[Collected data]
---*---
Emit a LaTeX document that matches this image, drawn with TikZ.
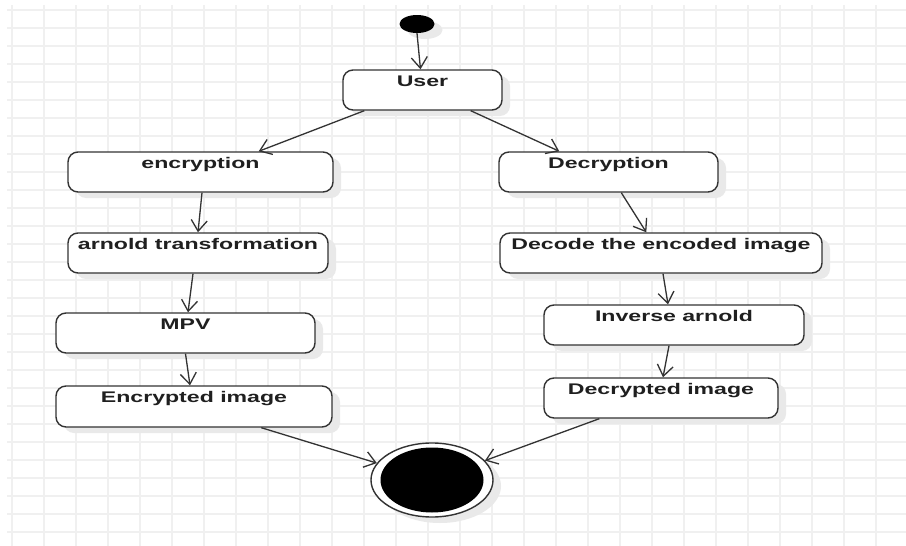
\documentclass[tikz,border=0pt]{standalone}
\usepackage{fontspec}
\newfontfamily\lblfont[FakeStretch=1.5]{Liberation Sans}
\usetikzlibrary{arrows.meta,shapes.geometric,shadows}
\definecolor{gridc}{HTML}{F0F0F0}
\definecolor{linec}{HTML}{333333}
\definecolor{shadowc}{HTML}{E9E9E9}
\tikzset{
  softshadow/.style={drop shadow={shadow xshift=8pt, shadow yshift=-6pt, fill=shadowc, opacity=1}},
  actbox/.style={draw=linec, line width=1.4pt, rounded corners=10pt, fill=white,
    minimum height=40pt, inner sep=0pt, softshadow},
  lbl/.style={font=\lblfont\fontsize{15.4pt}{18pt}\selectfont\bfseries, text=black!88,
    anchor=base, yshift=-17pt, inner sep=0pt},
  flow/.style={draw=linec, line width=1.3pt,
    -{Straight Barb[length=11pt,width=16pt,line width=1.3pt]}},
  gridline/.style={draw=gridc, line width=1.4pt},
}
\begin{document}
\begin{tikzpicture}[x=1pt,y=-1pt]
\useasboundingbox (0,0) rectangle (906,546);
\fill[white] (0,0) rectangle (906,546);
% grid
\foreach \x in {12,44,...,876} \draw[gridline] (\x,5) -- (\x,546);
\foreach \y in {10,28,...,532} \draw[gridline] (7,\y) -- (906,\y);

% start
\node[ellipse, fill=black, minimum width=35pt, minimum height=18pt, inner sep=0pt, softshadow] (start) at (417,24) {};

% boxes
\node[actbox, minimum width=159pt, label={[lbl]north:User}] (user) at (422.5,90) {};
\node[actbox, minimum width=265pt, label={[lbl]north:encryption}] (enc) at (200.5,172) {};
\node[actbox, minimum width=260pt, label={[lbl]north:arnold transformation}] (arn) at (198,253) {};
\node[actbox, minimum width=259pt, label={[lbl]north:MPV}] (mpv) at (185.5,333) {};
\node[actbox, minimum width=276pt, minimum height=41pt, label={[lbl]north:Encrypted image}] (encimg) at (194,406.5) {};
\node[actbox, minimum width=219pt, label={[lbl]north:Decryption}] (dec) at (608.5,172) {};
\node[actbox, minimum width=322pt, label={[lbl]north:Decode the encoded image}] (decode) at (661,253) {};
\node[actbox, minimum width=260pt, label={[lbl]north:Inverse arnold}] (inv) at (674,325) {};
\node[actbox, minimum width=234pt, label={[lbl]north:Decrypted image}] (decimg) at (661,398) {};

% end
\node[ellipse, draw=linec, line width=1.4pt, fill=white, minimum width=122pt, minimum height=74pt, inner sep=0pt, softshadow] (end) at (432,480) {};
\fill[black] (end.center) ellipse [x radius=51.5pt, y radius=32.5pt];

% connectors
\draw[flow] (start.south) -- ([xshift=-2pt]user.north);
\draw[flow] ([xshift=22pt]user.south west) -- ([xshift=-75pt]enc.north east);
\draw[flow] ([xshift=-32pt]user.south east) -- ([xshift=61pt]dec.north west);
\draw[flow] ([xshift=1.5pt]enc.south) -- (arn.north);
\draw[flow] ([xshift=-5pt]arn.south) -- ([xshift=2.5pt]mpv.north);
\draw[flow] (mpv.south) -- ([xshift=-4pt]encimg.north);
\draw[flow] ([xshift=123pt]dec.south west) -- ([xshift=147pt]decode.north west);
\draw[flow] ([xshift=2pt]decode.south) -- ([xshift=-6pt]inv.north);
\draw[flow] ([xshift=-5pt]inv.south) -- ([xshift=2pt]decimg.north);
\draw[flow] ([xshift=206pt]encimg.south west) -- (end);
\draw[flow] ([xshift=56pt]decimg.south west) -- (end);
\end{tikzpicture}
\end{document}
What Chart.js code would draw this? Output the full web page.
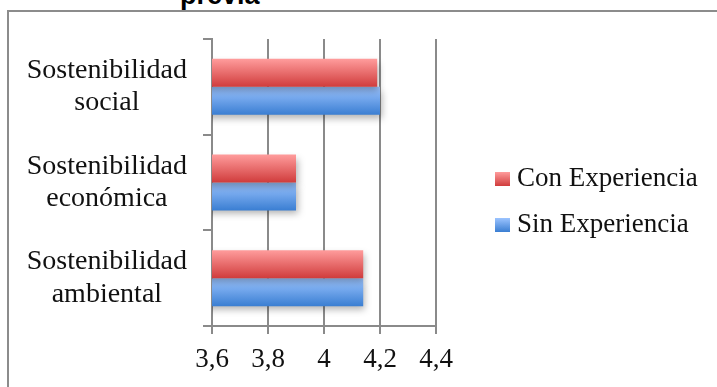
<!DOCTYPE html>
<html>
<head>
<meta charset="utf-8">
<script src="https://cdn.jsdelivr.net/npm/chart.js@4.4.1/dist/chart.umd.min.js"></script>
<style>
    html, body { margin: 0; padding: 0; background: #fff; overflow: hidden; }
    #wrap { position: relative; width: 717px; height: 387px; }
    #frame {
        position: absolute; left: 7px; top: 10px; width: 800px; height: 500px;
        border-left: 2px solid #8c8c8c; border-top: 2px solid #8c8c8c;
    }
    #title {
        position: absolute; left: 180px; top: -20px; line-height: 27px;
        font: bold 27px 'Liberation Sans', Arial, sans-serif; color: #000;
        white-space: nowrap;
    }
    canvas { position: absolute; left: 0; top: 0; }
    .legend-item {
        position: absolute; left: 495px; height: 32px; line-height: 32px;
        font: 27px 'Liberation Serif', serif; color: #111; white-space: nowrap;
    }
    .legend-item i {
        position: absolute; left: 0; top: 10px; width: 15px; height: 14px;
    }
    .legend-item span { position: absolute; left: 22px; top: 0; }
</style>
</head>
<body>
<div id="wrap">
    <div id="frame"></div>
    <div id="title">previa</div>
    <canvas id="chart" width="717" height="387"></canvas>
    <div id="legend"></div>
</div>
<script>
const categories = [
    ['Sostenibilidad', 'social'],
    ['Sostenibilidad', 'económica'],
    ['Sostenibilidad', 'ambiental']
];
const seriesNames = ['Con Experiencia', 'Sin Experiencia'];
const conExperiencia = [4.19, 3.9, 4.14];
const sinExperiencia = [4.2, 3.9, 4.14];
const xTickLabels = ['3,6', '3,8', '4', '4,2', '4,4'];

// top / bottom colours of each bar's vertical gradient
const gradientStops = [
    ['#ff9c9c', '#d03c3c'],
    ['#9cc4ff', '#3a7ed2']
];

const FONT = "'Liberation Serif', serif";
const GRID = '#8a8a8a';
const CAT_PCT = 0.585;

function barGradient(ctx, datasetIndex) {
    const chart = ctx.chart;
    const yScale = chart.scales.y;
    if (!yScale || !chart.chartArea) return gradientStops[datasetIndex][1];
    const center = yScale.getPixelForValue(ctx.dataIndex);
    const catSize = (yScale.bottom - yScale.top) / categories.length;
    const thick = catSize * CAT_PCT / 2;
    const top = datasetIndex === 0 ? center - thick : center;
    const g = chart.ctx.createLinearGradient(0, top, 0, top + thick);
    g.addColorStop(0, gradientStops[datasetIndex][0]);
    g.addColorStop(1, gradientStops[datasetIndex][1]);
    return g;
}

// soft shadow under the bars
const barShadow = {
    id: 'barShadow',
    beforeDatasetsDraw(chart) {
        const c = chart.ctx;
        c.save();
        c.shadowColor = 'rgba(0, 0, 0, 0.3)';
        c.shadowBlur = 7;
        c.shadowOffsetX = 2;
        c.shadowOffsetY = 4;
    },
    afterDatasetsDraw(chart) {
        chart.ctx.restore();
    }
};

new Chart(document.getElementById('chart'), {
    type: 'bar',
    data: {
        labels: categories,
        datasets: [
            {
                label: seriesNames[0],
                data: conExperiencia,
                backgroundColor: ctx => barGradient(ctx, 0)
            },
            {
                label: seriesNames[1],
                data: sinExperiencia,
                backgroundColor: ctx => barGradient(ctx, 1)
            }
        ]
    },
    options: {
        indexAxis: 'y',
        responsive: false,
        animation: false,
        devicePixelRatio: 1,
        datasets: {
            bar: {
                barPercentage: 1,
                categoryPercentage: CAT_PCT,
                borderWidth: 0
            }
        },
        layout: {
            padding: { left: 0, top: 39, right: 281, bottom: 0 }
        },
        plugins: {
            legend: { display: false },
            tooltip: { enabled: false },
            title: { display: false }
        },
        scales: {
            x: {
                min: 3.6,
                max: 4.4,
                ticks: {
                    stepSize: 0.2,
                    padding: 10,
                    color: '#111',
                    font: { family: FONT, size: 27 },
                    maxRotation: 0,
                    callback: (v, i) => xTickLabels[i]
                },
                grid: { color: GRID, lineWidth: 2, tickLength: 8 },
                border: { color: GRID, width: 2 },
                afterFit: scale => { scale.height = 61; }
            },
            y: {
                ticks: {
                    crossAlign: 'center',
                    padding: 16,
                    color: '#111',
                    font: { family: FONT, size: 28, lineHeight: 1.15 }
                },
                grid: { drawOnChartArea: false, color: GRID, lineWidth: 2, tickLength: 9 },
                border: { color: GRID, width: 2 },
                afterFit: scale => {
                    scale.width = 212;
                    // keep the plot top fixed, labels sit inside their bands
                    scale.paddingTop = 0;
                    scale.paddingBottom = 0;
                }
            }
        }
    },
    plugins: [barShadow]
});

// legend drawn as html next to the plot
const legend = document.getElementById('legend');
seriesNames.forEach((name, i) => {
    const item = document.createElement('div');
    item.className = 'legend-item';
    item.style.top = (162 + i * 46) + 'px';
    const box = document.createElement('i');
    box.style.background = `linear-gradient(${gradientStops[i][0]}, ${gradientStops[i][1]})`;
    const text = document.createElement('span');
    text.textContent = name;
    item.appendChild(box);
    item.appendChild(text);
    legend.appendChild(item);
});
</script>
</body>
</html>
---*---
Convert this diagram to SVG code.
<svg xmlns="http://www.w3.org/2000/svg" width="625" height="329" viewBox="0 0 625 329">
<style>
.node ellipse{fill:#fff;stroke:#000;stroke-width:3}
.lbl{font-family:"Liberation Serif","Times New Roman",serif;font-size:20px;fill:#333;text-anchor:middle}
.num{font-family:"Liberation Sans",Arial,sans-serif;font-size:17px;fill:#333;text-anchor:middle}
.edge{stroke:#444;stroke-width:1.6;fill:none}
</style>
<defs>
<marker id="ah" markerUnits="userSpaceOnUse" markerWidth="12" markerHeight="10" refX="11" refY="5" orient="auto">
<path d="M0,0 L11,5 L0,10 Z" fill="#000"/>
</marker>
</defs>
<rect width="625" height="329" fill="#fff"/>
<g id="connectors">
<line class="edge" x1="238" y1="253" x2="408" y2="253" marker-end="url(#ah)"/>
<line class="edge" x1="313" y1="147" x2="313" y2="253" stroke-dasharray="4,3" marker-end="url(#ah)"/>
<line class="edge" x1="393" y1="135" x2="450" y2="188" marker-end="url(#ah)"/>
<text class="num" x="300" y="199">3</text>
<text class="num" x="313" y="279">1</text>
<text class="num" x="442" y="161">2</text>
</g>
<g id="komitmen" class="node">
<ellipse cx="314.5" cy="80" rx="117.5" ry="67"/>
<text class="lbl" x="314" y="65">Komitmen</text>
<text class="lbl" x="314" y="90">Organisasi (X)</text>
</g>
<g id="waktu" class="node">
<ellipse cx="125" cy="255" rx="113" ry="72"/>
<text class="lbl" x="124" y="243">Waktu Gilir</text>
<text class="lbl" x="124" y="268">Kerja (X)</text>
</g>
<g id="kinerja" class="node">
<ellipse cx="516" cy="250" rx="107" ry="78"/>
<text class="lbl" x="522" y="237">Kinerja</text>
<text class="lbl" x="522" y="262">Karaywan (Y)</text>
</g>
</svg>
---*---
Problem description: Both the line with "Emit a LaTeX" and the line with "(7,\y) -- (906,\y);" belong in the copy, along with every line between them; set them down exactly and skip the pictures.

Solution for this exercise:
Emit a LaTeX document that matches this image, drawn with TikZ.
\documentclass[tikz,border=0pt]{standalone}
\usepackage{fontspec}
\newfontfamily\lblfont[FakeStretch=1.5]{Liberation Sans}
\usetikzlibrary{arrows.meta,shapes.geometric,shadows}
\definecolor{gridc}{HTML}{F0F0F0}
\definecolor{linec}{HTML}{333333}
\definecolor{shadowc}{HTML}{E9E9E9}
\tikzset{
  softshadow/.style={drop shadow={shadow xshift=8pt, shadow yshift=-6pt, fill=shadowc, opacity=1}},
  actbox/.style={draw=linec, line width=1.4pt, rounded corners=10pt, fill=white,
    minimum height=40pt, inner sep=0pt, softshadow},
  lbl/.style={font=\lblfont\fontsize{15.4pt}{18pt}\selectfont\bfseries, text=black!88,
    anchor=base, yshift=-17pt, inner sep=0pt},
  flow/.style={draw=linec, line width=1.3pt,
    -{Straight Barb[length=11pt,width=16pt,line width=1.3pt]}},
  gridline/.style={draw=gridc, line width=1.4pt},
}
\begin{document}
\begin{tikzpicture}[x=1pt,y=-1pt]
\useasboundingbox (0,0) rectangle (906,546);
\fill[white] (0,0) rectangle (906,546);
% grid
\foreach \x in {12,44,...,876} \draw[gridline] (\x,5) -- (\x,546);
\foreach \y in {10,28,...,532} \draw[gridline] (7,\y) -- (906,\y);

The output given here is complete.